Après une seconde victoire sur le Mozambique 2 à 0, le Sénégal qui avait besoin d'un match nul, perdit par 1 à 0 contre la Côte d'Ivoire du buteur Abdoulaye Traoré et Youssouf Fofana, sociétaire de l'AS Monaco à l'époque, ce qui est synonyme d'élimination.
Entre temps, le Sénégal a réussi un exploit en éliminant chez elle le Zaïre, actuel RDC, en match retour comptant pour les Jeux olympiques de 1976. C'était un jour de tabaski en 1975 que nos Lions ont battu les Léopards Kazadi, Ndaye, Lobilo, Ngoie qui étaient les seuls représentants de l'Afrique à la Coupe du monde en Allemagne un an auparavant. Léopold Diop, feu Christophe Sagna, Yamagor Seck et Badou Gaye avaient marqué leurs tirs au but, alors que Amady Diop dit Walo avait arrêté un tir zaïrois. On se rappellera toujours les envolées lyriques de l'un des meilleurs reporters sportifs de tous les temps, Abdoulaye Diaw qui disait : "La qualification du Sénégal est dans les pieds de Oumar Ndiaye Bosquier". Comme s'il l'avait entendu et sentant le poids de la responsabilité qu'il avait, l'arrière central goréen qui vit actuellement à Valence en France, n'a laissé aucune chance au grand gardien Mwamba Kazadi. Ce qui permit au Sénégal d'éliminer le Zaïre.
Après les CAN 1990, organisée par l'Algérie qui nous a éliminés en demi-finale, et 1992, organisée par notre pays, éliminé en quart de finale par 1 à 0 par le Cameroun de Joseph Antoine Bell, les frères André Kana et Oman Biyik, Emmanuel Kundé, Tataw, Cyrille Makanaki, Jean-Claude Pagal, le Sénégal s'est arrêté en demi-finale en 1994 face à la Zambie (1 à 0) et en quart de finale (2 à 1) face au Nigeria en 2000.
C'est donc un parcours mi-figue mi-raisin que notre pays a comme bilan depuis son adhésion à la CAF en 1961 et à la FIFA en 1963.
Vous êtes l'espoir de tout un continent après les premières sorties ratées de l'Egypte, du Maroc, de la Tunisie et du Nigeria, qui n'ont encore rien perdu.
C'est tout le Sénégal qui sera dans les gradins du Spartak stadium, à travers le président de la République qui est le premier des supporters et qui a fait le déplacement pour vous encourager, après avoir mis les moyens qu'il faut à votre disposition.
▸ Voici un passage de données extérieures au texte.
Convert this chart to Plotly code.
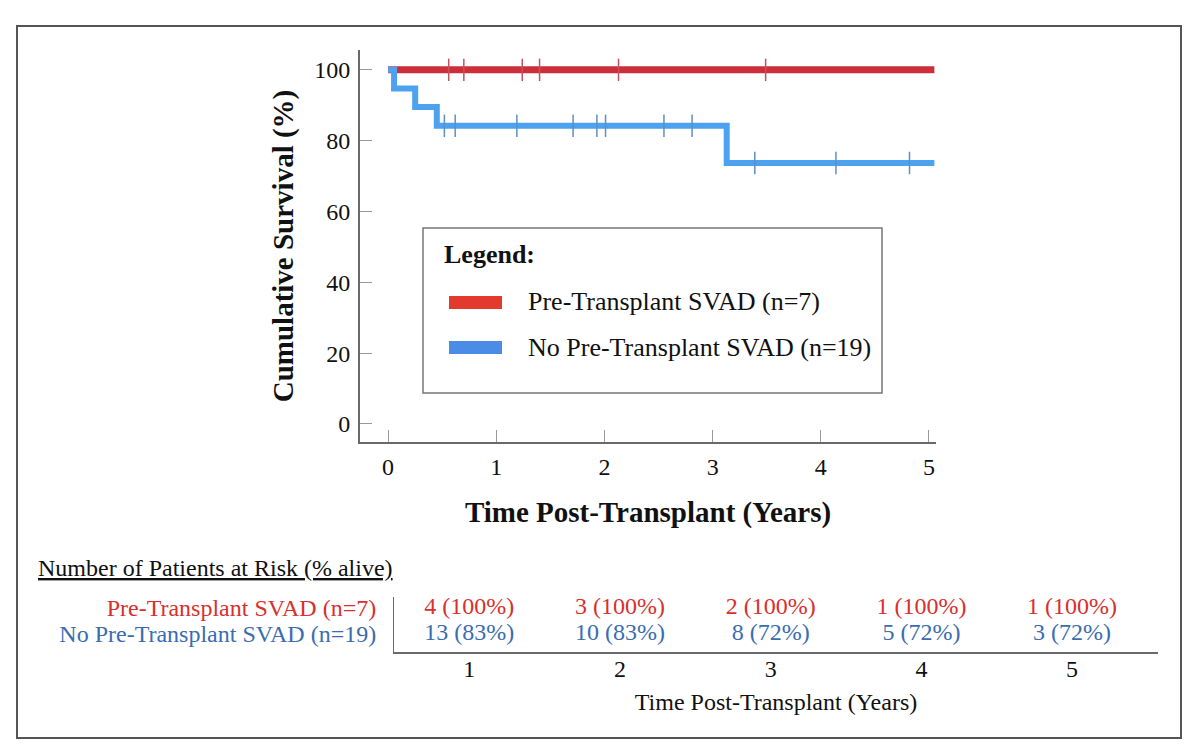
import plotly.graph_objects as go

# Kaplan-Meier data (years, % survival)
red_time = [0, 5.05]
red_surv = [100, 100]
red_censor = [0.56, 0.70, 1.24, 1.40, 2.13, 3.49]

blue_time = [0, 0.055, 0.25, 0.45, 3.13, 5.05]
blue_surv = [100, 94.7, 89.5, 84.2, 73.7, 73.7]
blue_censor = [0.52, 0.62, 1.19, 1.71, 1.93, 2.01, 2.55, 2.81, 3.39, 4.14, 4.82]

group_names = ["Pre-Transplant SVAD (n=7)", "No Pre-Transplant SVAD (n=19)"]

# at-risk table
risk_years = [1, 2, 3, 4, 5]
red_risk = ["4 (100%)", "3 (100%)", "2 (100%)", "1 (100%)", "1 (100%)"]
blue_risk = ["13 (83%)", "10 (83%)", "8 (72%)", "5 (72%)", "3 (72%)"]

RED = "#cd2f3a"
BLUE = "#4ca2ee"
RED_TXT = "#d8302c"
BLUE_TXT = "#3a6db0"
GREY = "#6a6a6a"
FONT = "Liberation Serif"

# page body has an 8px margin, so screen pixel = figure pixel + 8
OFF = 8
W, H = 1200, 755
L, R, T, B = 9, 27, 18, 25
PW, PH = W - L - R, H - T - B


def px(x):
    return (x - OFF - L) / PW


def py(y):
    return (H - B - (y - OFF)) / PH


def step_value(times, surv, t):
    v = surv[0]
    for tt, s in zip(times, surv):
        if tt <= t:
            v = s
    return v


fig = go.Figure()

fig.add_trace(go.Scatter(x=red_time, y=red_surv, mode="lines", line_shape="hv",
                         line=dict(color=RED, width=7), showlegend=False))
fig.add_trace(go.Scatter(x=blue_time, y=blue_surv, mode="lines", line_shape="hv",
                         line=dict(color=BLUE, width=6), showlegend=False))
fig.add_trace(go.Scatter(x=red_censor, y=[step_value(red_time, red_surv, t) for t in red_censor],
                         mode="markers", showlegend=False,
                         marker=dict(symbol="line-ns", size=16, line=dict(color="#c8505a", width=1.5))))
fig.add_trace(go.Scatter(x=blue_censor, y=[step_value(blue_time, blue_surv, t) for t in blue_censor],
                         mode="markers", showlegend=False,
                         marker=dict(symbol="line-ns", size=16, line=dict(color="#5b8fc8", width=1.5))))

# at-risk rows
fig.add_trace(go.Scatter(x=risk_years, y=[group_names[0]] * 5, text=red_risk, mode="text",
                         textfont=dict(family=FONT, size=24, color=RED_TXT),
                         xaxis="x2", yaxis="y2", showlegend=False))
fig.add_trace(go.Scatter(x=risk_years, y=[group_names[1]] * 5, text=blue_risk, mode="text",
                         textfont=dict(family=FONT, size=24, color=BLUE_TXT),
                         xaxis="x2", yaxis="y2", showlegend=False))

fig.update_layout(
    width=W, height=H,
    margin=dict(l=L, r=R, t=T, b=B),
    paper_bgcolor="white", plot_bgcolor="white",
    font=dict(family=FONT, color="#111111"),
    xaxis=dict(domain=[px(360), px(936)], range=[-0.26, 5.065],
               tickvals=[0, 1, 2, 3, 4, 5], ticks="inside", ticklen=12, tickcolor="#999999",
               showline=True, linecolor=GREY, linewidth=2, showgrid=False, zeroline=False,
               tickfont=dict(size=24), anchor="y", ticklabelstandoff=2,
               title=dict(text="<b>Time Post-Transplant (Years)</b>", font=dict(size=29), standoff=23)),
    yaxis=dict(domain=[py(442), py(50)], range=[-5.1, 105.6],
               tickvals=[0, 20, 40, 60, 80, 100], ticks="inside", ticklen=12, tickcolor="#999999",
               showline=True, linecolor=GREY, linewidth=2, showgrid=False, zeroline=False,
               tickfont=dict(size=24), anchor="x", ticklabelstandoff=3,
               title=dict(text="<b>Cumulative Survival (%)</b>", font=dict(size=29), standoff=12)),
    xaxis2=dict(domain=[px(394), px(1158)], range=[0.5, 5.57], anchor="y2",
                tickvals=risk_years, ticks="", showline=True, linecolor=GREY, linewidth=2,
                showgrid=False, zeroline=False, tickfont=dict(size=24), ticklabelstandoff=-6,
                title=dict(text="Time Post-Transplant (Years)", font=dict(size=24), standoff=12)),
    yaxis2=dict(domain=[py(652), py(597)], range=[-0.69, 1.42], anchor="x2",
                type="category", categoryorder="array", categoryarray=group_names[::-1],
                tickvals=group_names,
                ticktext=[f'<span style="color:{RED_TXT}">{group_names[0]}</span>',
                          f'<span style="color:{BLUE_TXT}">{group_names[1]}</span>'],
                ticks="", showline=True, linecolor=GREY, linewidth=1, showgrid=False,
                zeroline=False, tickfont=dict(size=24), ticklabelstandoff=12),
)

shapes = [
    # outer frame
    dict(type="rect", xref="paper", yref="paper", x0=0, x1=1, y0=0, y1=1,
         line=dict(color="#555555", width=2)),
    # legend box
    dict(type="rect", xref="paper", yref="paper", x0=px(423), x1=px(882), y0=py(393), y1=py(228),
         line=dict(color="#777777", width=1.5), fillcolor="white"),
    dict(type="rect", xref="paper", yref="paper", x0=px(449), x1=px(502), y0=py(309), y1=py(296),
         line=dict(width=0), fillcolor="#e23b2e"),
    dict(type="rect", xref="paper", yref="paper", x0=px(449), x1=px(502), y0=py(354), y1=py(341),
         line=dict(width=0), fillcolor="#4b8de6"),
]
fig.update_layout(shapes=shapes)

annotations = [
    dict(text="<b>Legend:</b>", x=px(442), y=py(254), xanchor="left", yanchor="middle",
         font=dict(size=26)),
    dict(text=group_names[0], x=px(526), y=py(302), xanchor="left", yanchor="middle",
         font=dict(size=26)),
    dict(text=group_names[1], x=px(526), y=py(347), xanchor="left", yanchor="middle",
         font=dict(size=26)),
    dict(text="<u>Number of Patients at Risk (% alive)</u>", x=px(36), y=py(568),
         xanchor="left", yanchor="middle", font=dict(size=24)),
]
for a in annotations:
    a.update(xref="paper", yref="paper", showarrow=False)
fig.update_layout(annotations=annotations)

fig.write_html("out.html")
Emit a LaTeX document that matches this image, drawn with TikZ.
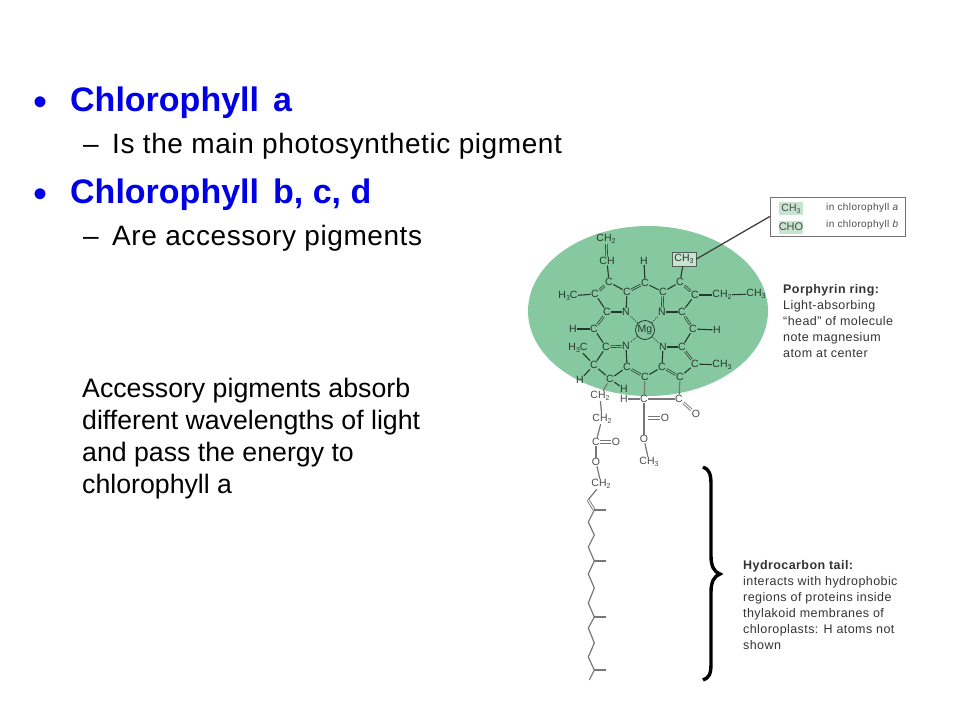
\documentclass[tikz,border=0pt]{standalone}
\usepackage{fontspec}
\setmainfont{Liberation Sans}
\newcommand{\fsz}[1]{\fontsize{#1}{#1}\selectfont}
\newcommand{\subn}[1]{\raisebox{-1.8pt}{\fontsize{7}{7}\selectfont #1}}
\definecolor{leaf}{HTML}{86C9A0}
\definecolor{leaflight}{HTML}{C6E4D0}
\definecolor{slideblue}{HTML}{0000E6}
\definecolor{inkdark}{HTML}{26382D}
\definecolor{inkgrey}{HTML}{4A4A4A}
\definecolor{bondgrey}{HTML}{777777}
\tikzset{
  headline/.style={anchor=base west,inner sep=0,font=\fsz{34}\bfseries,text=slideblue},
  subline/.style={anchor=base west,inner sep=0,font=\fsz{28}\addfontfeature{LetterSpace=2.1},text=black},
  bodyline/.style={anchor=base west,inner sep=0,font=\fsz{26.7},text=black},
  bulletmark/.style={anchor=base west,inner sep=0,font=\fsz{40},text=slideblue},
  atom/.style={inner sep=0.4pt,font=\fsz{10.5},text=inkdark},
  atomout/.style={inner sep=0.4pt,font=\fsz{10.5},text=inkgrey},
  bond/.style={draw=inkdark,line width=1.1pt},
  dbond/.style={draw=inkdark,line width=0.7pt,double=leaf,double distance=1.1pt},
  bondout/.style={draw=bondgrey,line width=1.2pt},
  dbondout/.style={draw=bondgrey,line width=0.9pt,double=white,double distance=1.1pt},
  twinup/.style={draw=bondgrey,line width=1pt,transform canvas={yshift=1.3pt}},
  twindown/.style={draw=bondgrey,line width=1pt,transform canvas={yshift=-1.3pt}},
  tailbond/.style={draw=bondgrey,line width=1.2pt},
  caption/.style={anchor=base west,inner sep=0,font=\fsz{12.5}\addfontfeature{LetterSpace=3.4},text=black!80},
  legendtext/.style={anchor=base west,inner sep=0,font=\fsz{10}\addfontfeature{LetterSpace=4},text=black!70},
}
\begin{document}
\begin{tikzpicture}[x=1pt,y=-1pt]
\useasboundingbox (0,0) rectangle (960,720);
% slide text
\node[bulletmark] (b1) at (33.5,115) {•};
\node[headline] (t1) at (70,111) {Chlorophyll\hspace{14pt}a};
\node[subline] (d1) at (83,153) {–};
\node[subline] (s1) at (112,153) {Is the main photosynthetic pigment};
\node[bulletmark] (b2) at (33.5,207) {•};
\node[headline] (t2) at (70,203) {Chlorophyll\hspace{14pt}b, c, d};
\node[subline] (d2) at (83,245) {–};
\node[subline] (s2) at (112,245) {Are accessory pigments};
\node[bodyline] (p1) at (82,397) {Accessory pigments absorb};
\node[bodyline] (p2) at (82,429) {different wavelengths of light};
\node[bodyline] (p3) at (82,461) {and pass the energy to};
\node[bodyline] (p4) at (82,493) {chlorophyll a};
% head
\fill[leaf] (648,311) ellipse [x radius=120,y radius=85];
% atoms in the ring
\node[atom] (ch2t) at (606,239) {CH\subn{2}};
\node[atom] (cht) at (607,261) {CH};
\node[atom] (hm) at (644,261) {H};
\node[atom,draw=inkdark!80,fill=leaflight,line width=0.9pt,minimum width=24pt,minimum height=14pt] (ch3b) at (684,259) {CH\subn{3}};
\node[atom] (ca) at (609,282) {C};
\node[atom] (cb) at (595,294) {C};
\node[atom] (cc) at (627,292) {C};
\node[atom] (cm) at (645,283) {C};
\node[atom] (cd) at (663,292) {C};
\node[atom] (ce) at (680,282) {C};
\node[atom] (cf) at (695,295) {C};
\node[atom] (cg) at (607,312) {C};
\node[atom] (n1) at (626,312) {N};
\node[atom] (n2) at (662,312) {N};
\node[atom] (ch) at (682,312) {C};
\node[atom,draw=inkdark,circle,minimum size=19pt,inner sep=0pt,line width=0.8pt] (mg) at (645,330) {Mg};
\node[atom] (ci) at (594,329) {C};
\node[atom] (cj) at (693,329) {C};
\node[atom] (h1) at (573,329) {H};
\node[atom] (h2) at (717,330) {H};
\node[atom] (h3a) at (568,296) {H\subn{3}C};
\node[atom] (ch2r) at (722,295) {CH\subn{2}};
\node[atom] (ch3r) at (756,294) {CH\subn{3}};
\node[atom] (h3b) at (578,348) {H\subn{3}C};
\node[atom] (ck) at (606,347) {C};
\node[atom] (n3) at (626,346) {N};
\node[atom] (n4) at (663,347) {N};
\node[atom] (cl) at (682,347) {C};
\node[atom] (cq2) at (594,365) {C};
\node[atom] (cn) at (627,367) {C};
\node[atom] (co) at (662,367) {C};
\node[atom] (cp) at (695,364) {C};
\node[atom] (ch3s) at (722,365) {CH\subn{3}};
\node[atom] (h4) at (580,380) {H};
\node[atom] (cq) at (610,379) {C};
\node[atom] (cr) at (645,377) {C};
\node[atom] (cs) at (680,377) {C};
\node[atom] (h5) at (624,389) {H};
% atoms below the head
\node[atomout] (h6) at (624,399) {H};
\node[atomout] (ct) at (644,399) {C};
\node[atomout] (cu) at (679,399) {C};
\node[atomout] (o1) at (696,414) {O};
\node[atomout] (o2) at (665,418) {O};
\node[atomout] (o5) at (644,439) {O};
\node[atomout] (ch3t) at (649,462) {CH\subn{3}};
\node[atomout] (ch2a) at (600,396) {CH\subn{2}};
\node[atomout] (ch2b) at (602,419) {CH\subn{2}};
\node[atomout] (cv) at (596,442) {C};
\node[atomout] (o3) at (616,442) {O};
\node[atomout] (o4) at (596,462) {O};
\node[atomout] (ch2c) at (601,484) {CH\subn{2}};
\coordinate (jn) at (648,418);
% bonds
\foreach \a/\b in {cht/ca,ca/cc,cm/cd,cd/ce,cc/n1,n1/cg,cg/cb,ci/h1,cf/ch,cj/h2,n2/ch,cf/ch2r,ch2r/ch3r,cb/h3a,ce/ch3b,hm/cm,ci/ck,n3/cn,cr/co,co/n4,n4/cl,cp/cs,cp/ch3s,cl/cj,ck/cq2,h3b/cq2,cq2/h4,cq2/cq,cq/cn,cq/h5}
  \draw[bond] (\a) -- (\b);
\foreach \a/\b in {ch2t/cht,ca/cb,cc/cm,ce/cf,cd/n2,cg/ci,ch/cj,ck/n3,cn/cr,cl/cp,co/cs}
  \draw[dbond] (\a) -- (\b);
\foreach \a in {n1,n2,n3,n4}
  \draw[draw=inkdark,line width=0.7pt,dash pattern=on 1.2pt off 1.2pt] (mg) -- (\a);
\foreach \a/\b in {cr/ct,cs/cu,ct/cu,h6/ct,ct/o5,o5/ch3t,cq/ch2a,ch2a/ch2b,ch2b/cv,cv/o4,o4/ch2c}
  \draw[bondout] (\a) -- (\b);
\draw[dbondout] (cu) -- (o1);
\foreach \a/\b in {jn/o2,cv/o3}{
  \draw[twinup] (\a) -- (\b);
  \draw[twindown] (\a) -- (\b);
}
% tail
\coordinate (t0) at (594.3,510);
\coordinate (t0a) at (588,500);
\coordinate (t1p) at (588.3,522);
\coordinate (t2p) at (594.3,535);
\coordinate (t3p) at (588.3,547);
\coordinate (t4p) at (594.3,561);
\coordinate (t5p) at (588.3,574);
\coordinate (t6p) at (594.3,588);
\coordinate (t7p) at (588.3,603);
\coordinate (t8p) at (594.3,617);
\coordinate (t9p) at (588.3,628);
\coordinate (t10p) at (594.3,643);
\coordinate (t11p) at (588.3,657);
\coordinate (t12p) at (594.3,670);
\coordinate (t13p) at (589.3,680);
\coordinate (br0) at (606,510);
\coordinate (br4) at (606,561);
\coordinate (br8) at (606,617);
\coordinate (br12) at (606,670);
\draw[tailbond] (ch2c) -- (t0a);
\draw[dbondout] (t0a) -- (t0);
\draw[tailbond] (t0) -- (t1p) -- (t2p) -- (t3p) -- (t4p) -- (t5p) -- (t6p) -- (t7p) -- (t8p) -- (t9p) -- (t10p) -- (t11p) -- (t12p) -- (t13p);
\draw[tailbond] (t0) -- (br0);
\draw[tailbond] (t4p) -- (br4);
\draw[tailbond] (t8p) -- (br8);
\draw[tailbond] (t12p) -- (br12);
% brace
\coordinate (brtop) at (703,467);
\coordinate (brtip) at (720,574);
\coordinate (brbot) at (703,680);
\draw[line width=3.4pt,black] (brtop) .. controls (709,469) and (711,474) .. (711,484) -- (711,556) .. controls (711,566) and (714,572) .. (brtip) .. controls (714,576) and (711,582) .. (711,592) -- (711,664) .. controls (711,674) and (709,678) .. (brbot);
% legend
\node[draw=black!55,fill=white,line width=1pt,minimum width=135.5pt,minimum height=39pt,inner sep=0] (legend) at (838,216.5) {};
\node[atom,fill=leaflight,text=inkgrey,minimum width=24pt,minimum height=13pt,inner sep=0] (lg1) at (791,208.5) {CH\subn{3}};
\node[atom,fill=leaflight,text=inkgrey,minimum width=24pt,minimum height=13pt,inner sep=0,font=\fsz{11}] (lg2) at (791,227) {CHO};
\node[legendtext] (lt1) at (826,210) {in chlorophyll \textit{a}};
\node[legendtext] (lt2) at (826,227) {in chlorophyll \textit{b}};
\draw[draw=black!75,line width=1.3pt] (legend.west) -- (ch3b.east);
% captions
\node[caption] (c1) at (783,293) {\bfseries Porphyrin ring:};
\node[caption] (c2) at (783,309) {Light-absorbing};
\node[caption] (c3) at (783,325) {“head” of molecule};
\node[caption] (c4) at (783,341) {note magnesium};
\node[caption] (c5) at (783,357) {atom at center};
\node[caption] (e1) at (743,569) {\bfseries Hydrocarbon tail:};
\node[caption] (e2) at (743,585) {interacts with hydrophobic};
\node[caption] (e3) at (743,601) {regions of proteins inside};
\node[caption] (e4) at (743,617) {thylakoid membranes of};
\node[caption] (e5) at (743,633) {chloroplasts: H atoms not};
\node[caption] (e6) at (743,649) {shown};
\end{tikzpicture}
\end{document}
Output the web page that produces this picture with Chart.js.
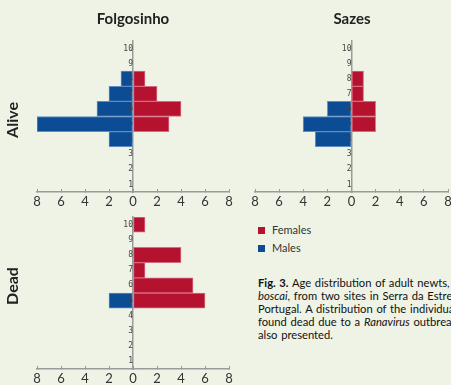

Vous avez la chance d'être accompagnés par un chef d'Etat dans une compétition internationale de haut niveau. C'est une chance, mais aussi un sacerdoce et une responsabilité.
Mais que cela ne soit pas un fardeau pour vous. Vous avez l'habitude de la haute compétition en tant que professionnels. Certes c'est la Coupe du monde, mais c'est un match comme tous les autres.
Méditez cette phrase de Pelé, le plus grand footballeur de tous les temps : "Celui qui pense que la victoire ne compte pas, ne gagnera jamais rien."